Set down all of the data that follows word for word, without the images.

_Data shown:_
★ ★ ★

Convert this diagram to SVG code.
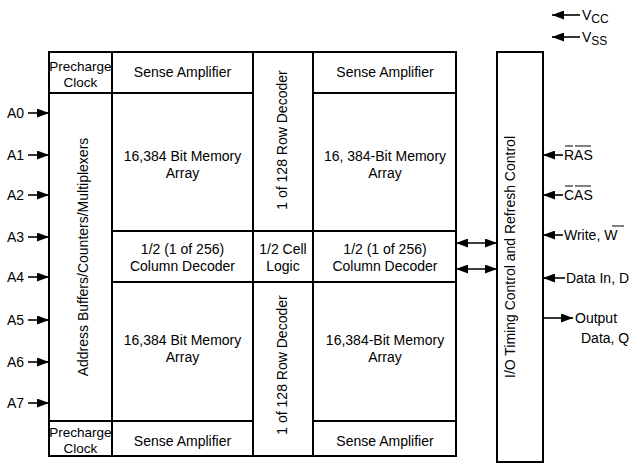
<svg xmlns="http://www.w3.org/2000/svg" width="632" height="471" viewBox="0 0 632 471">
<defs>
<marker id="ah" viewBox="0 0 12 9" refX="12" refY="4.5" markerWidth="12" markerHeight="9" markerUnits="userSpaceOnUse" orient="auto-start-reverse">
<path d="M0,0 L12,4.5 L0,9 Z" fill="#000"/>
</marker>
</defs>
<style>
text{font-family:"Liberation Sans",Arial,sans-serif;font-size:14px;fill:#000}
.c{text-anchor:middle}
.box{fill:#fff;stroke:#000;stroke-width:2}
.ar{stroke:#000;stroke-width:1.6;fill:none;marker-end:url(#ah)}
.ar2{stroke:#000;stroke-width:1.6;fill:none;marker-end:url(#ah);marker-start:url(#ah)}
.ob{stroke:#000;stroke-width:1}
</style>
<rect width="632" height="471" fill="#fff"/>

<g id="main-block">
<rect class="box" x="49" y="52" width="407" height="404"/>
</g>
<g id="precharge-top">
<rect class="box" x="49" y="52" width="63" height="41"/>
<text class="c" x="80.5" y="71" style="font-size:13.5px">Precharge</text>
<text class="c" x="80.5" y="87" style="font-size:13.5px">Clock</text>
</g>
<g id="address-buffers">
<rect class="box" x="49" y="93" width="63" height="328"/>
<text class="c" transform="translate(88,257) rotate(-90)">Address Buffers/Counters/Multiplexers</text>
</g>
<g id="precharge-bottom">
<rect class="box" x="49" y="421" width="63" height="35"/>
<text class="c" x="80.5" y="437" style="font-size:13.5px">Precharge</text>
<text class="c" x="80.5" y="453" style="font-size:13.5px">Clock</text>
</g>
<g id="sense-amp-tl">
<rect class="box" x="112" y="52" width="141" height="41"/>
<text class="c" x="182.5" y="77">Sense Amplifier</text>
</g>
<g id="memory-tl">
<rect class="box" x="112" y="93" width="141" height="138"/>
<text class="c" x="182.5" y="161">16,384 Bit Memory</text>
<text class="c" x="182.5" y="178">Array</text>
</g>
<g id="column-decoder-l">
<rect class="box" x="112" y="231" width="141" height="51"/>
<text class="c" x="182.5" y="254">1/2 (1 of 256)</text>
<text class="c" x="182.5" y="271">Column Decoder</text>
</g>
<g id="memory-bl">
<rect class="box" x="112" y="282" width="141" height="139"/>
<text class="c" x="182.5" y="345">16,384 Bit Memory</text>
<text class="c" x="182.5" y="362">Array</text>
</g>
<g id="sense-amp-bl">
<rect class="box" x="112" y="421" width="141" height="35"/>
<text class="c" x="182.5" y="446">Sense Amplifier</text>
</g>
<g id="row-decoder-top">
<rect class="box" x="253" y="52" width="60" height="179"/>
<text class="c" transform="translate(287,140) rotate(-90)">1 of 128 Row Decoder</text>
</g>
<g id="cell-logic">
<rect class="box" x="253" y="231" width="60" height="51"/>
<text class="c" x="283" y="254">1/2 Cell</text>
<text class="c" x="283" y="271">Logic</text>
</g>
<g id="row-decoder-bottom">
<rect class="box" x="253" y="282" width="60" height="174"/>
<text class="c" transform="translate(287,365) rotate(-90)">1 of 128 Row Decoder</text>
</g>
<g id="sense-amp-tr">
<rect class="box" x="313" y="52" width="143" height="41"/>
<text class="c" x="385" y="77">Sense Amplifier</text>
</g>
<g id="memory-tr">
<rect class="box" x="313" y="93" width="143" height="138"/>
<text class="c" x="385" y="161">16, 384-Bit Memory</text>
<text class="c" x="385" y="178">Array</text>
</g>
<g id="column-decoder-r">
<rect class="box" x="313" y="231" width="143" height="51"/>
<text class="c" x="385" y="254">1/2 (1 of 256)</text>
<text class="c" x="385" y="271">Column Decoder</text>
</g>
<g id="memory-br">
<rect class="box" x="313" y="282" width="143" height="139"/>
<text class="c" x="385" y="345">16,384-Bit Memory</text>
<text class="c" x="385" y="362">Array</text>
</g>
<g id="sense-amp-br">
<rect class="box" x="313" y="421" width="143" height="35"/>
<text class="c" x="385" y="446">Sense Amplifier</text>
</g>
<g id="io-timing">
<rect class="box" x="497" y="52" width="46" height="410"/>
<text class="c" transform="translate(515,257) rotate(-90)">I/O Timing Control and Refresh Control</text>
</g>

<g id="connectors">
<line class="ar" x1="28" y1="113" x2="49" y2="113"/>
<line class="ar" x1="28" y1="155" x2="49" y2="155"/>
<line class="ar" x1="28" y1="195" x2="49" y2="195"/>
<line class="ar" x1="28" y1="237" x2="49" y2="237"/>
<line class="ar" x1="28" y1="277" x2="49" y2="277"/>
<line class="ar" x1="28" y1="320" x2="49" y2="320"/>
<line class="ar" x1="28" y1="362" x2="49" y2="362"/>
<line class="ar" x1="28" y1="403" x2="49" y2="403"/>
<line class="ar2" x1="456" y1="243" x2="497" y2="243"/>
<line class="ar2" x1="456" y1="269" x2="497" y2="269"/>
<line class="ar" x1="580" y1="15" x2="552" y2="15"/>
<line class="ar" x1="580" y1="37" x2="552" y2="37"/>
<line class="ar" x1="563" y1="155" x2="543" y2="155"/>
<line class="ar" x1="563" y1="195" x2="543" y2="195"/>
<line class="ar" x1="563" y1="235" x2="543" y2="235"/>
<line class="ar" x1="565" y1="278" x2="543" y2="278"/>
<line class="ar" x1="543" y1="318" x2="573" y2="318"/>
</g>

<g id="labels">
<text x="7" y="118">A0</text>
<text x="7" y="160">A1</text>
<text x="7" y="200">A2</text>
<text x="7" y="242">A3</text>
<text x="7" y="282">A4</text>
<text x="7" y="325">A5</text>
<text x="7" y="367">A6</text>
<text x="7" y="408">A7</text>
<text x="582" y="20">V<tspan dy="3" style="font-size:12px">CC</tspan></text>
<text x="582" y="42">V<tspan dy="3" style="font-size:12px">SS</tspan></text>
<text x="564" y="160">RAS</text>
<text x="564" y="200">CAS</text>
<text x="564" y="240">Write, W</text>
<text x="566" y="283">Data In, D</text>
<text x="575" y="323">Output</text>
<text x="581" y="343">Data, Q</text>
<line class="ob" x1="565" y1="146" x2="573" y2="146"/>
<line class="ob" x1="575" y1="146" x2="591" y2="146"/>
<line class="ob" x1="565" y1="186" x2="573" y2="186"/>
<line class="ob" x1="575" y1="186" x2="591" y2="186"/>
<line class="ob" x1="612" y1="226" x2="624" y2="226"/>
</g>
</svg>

★ ★ ★

_Task solution:_
Convert this diagram to SVG code.
<svg xmlns="http://www.w3.org/2000/svg" width="632" height="471" viewBox="0 0 632 471">
<defs>
<marker id="ah" viewBox="0 0 12 9" refX="12" refY="4.5" markerWidth="12" markerHeight="9" markerUnits="userSpaceOnUse" orient="auto-start-reverse">
<path d="M0,0 L12,4.5 L0,9 Z" fill="#000"/>
</marker>
</defs>
<style>
text{font-family:"Liberation Sans",Arial,sans-serif;font-size:14px;fill:#000}
.c{text-anchor:middle}
.box{fill:#fff;stroke:#000;stroke-width:2}
.ar{stroke:#000;stroke-width:1.6;fill:none;marker-end:url(#ah)}
.ar2{stroke:#000;stroke-width:1.6;fill:none;marker-end:url(#ah);marker-start:url(#ah)}
.ob{stroke:#000;stroke-width:1}
</style>
<rect width="632" height="471" fill="#fff"/>

<g id="main-block">
<rect class="box" x="49" y="52" width="407" height="404"/>
</g>
<g id="precharge-top">
<rect class="box" x="49" y="52" width="63" height="41"/>
<text class="c" x="80.5" y="71" style="font-size:13.5px">Precharge</text>
<text class="c" x="80.5" y="87" style="font-size:13.5px">Clock</text>
</g>
<g id="address-buffers">
<rect class="box" x="49" y="93" width="63" height="328"/>
<text class="c" transform="translate(88,257) rotate(-90)">Address Buffers/Counters/Multiplexers</text>
</g>
<g id="precharge-bottom">
<rect class="box" x="49" y="421" width="63" height="35"/>
<text class="c" x="80.5" y="437" style="font-size:13.5px">Precharge</text>
<text class="c" x="80.5" y="453" style="font-size:13.5px">Clock</text>
</g>
<g id="sense-amp-tl">
<rect class="box" x="112" y="52" width="141" height="41"/>
<text class="c" x="182.5" y="77">Sense Amplifier</text>
</g>
<g id="memory-tl">
<rect class="box" x="112" y="93" width="141" height="138"/>
<text class="c" x="182.5" y="161">16,384 Bit Memory</text>
<text class="c" x="182.5" y="178">Array</text>
</g>
<g id="column-decoder-l">
<rect class="box" x="112" y="231" width="141" height="51"/>
<text class="c" x="182.5" y="254">1/2 (1 of 256)</text>
<text class="c" x="182.5" y="271">Column Decoder</text>
</g>
<g id="memory-bl">
<rect class="box" x="112" y="282" width="141" height="139"/>
<text class="c" x="182.5" y="345">16,384 Bit Memory</text>
<text class="c" x="182.5" y="362">Array</text>
</g>
<g id="sense-amp-bl">
<rect class="box" x="112" y="421" width="141" height="35"/>
<text class="c" x="182.5" y="446">Sense Amplifier</text>
</g>
<g id="row-decoder-top">
<rect class="box" x="253" y="52" width="60" height="179"/>
<text class="c" transform="translate(287,140) rotate(-90)">1 of 128 Row Decoder</text>
</g>
<g id="cell-logic">
<rect class="box" x="253" y="231" width="60" height="51"/>
<text class="c" x="283" y="254">1/2 Cell</text>
<text class="c" x="283" y="271">Logic</text>
</g>
<g id="row-decoder-bottom">
<rect class="box" x="253" y="282" width="60" height="174"/>
<text class="c" transform="translate(287,365) rotate(-90)">1 of 128 Row Decoder</text>
</g>
<g id="sense-amp-tr">
<rect class="box" x="313" y="52" width="143" height="41"/>
<text class="c" x="385" y="77">Sense Amplifier</text>
</g>
<g id="memory-tr">
<rect class="box" x="313" y="93" width="143" height="138"/>
<text class="c" x="385" y="161">16, 384-Bit Memory</text>
<text class="c" x="385" y="178">Array</text>
</g>
<g id="column-decoder-r">
<rect class="box" x="313" y="231" width="143" height="51"/>
<text class="c" x="385" y="254">1/2 (1 of 256)</text>
<text class="c" x="385" y="271">Column Decoder</text>
</g>
<g id="memory-br">
<rect class="box" x="313" y="282" width="143" height="139"/>
<text class="c" x="385" y="345">16,384-Bit Memory</text>
<text class="c" x="385" y="362">Array</text>
</g>
<g id="sense-amp-br">
<rect class="box" x="313" y="421" width="143" height="35"/>
<text class="c" x="385" y="446">Sense Amplifier</text>
</g>
<g id="io-timing">
<rect class="box" x="497" y="52" width="46" height="410"/>
<text class="c" transform="translate(515,257) rotate(-90)">I/O Timing Control and Refresh Control</text>
</g>

<g id="connectors">
<line class="ar" x1="28" y1="113" x2="49" y2="113"/>
<line class="ar" x1="28" y1="155" x2="49" y2="155"/>
<line class="ar" x1="28" y1="195" x2="49" y2="195"/>
<line class="ar" x1="28" y1="237" x2="49" y2="237"/>
<line class="ar" x1="28" y1="277" x2="49" y2="277"/>
<line class="ar" x1="28" y1="320" x2="49" y2="320"/>
<line class="ar" x1="28" y1="362" x2="49" y2="362"/>
<line class="ar" x1="28" y1="403" x2="49" y2="403"/>
<line class="ar2" x1="456" y1="243" x2="497" y2="243"/>
<line class="ar2" x1="456" y1="269" x2="497" y2="269"/>
<line class="ar" x1="580" y1="15" x2="552" y2="15"/>
<line class="ar" x1="580" y1="37" x2="552" y2="37"/>
<line class="ar" x1="563" y1="155" x2="543" y2="155"/>
<line class="ar" x1="563" y1="195" x2="543" y2="195"/>
<line class="ar" x1="563" y1="235" x2="543" y2="235"/>
<line class="ar" x1="565" y1="278" x2="543" y2="278"/>
<line class="ar" x1="543" y1="318" x2="573" y2="318"/>
</g>

<g id="labels">
<text x="7" y="118">A0</text>
<text x="7" y="160">A1</text>
<text x="7" y="200">A2</text>
<text x="7" y="242">A3</text>
<text x="7" y="282">A4</text>
<text x="7" y="325">A5</text>
<text x="7" y="367">A6</text>
<text x="7" y="408">A7</text>
<text x="582" y="20">V<tspan dy="3" style="font-size:12px">CC</tspan></text>
<text x="582" y="42">V<tspan dy="3" style="font-size:12px">SS</tspan></text>
<text x="564" y="160">RAS</text>
<text x="564" y="200">CAS</text>
<text x="564" y="240">Write, W</text>
<text x="566" y="283">Data In, D</text>
<text x="575" y="323">Output</text>
<text x="581" y="343">Data, Q</text>
<line class="ob" x1="565" y1="146" x2="573" y2="146"/>
<line class="ob" x1="575" y1="146" x2="591" y2="146"/>
<line class="ob" x1="565" y1="186" x2="573" y2="186"/>
<line class="ob" x1="575" y1="186" x2="591" y2="186"/>
<line class="ob" x1="612" y1="226" x2="624" y2="226"/>
</g>
</svg>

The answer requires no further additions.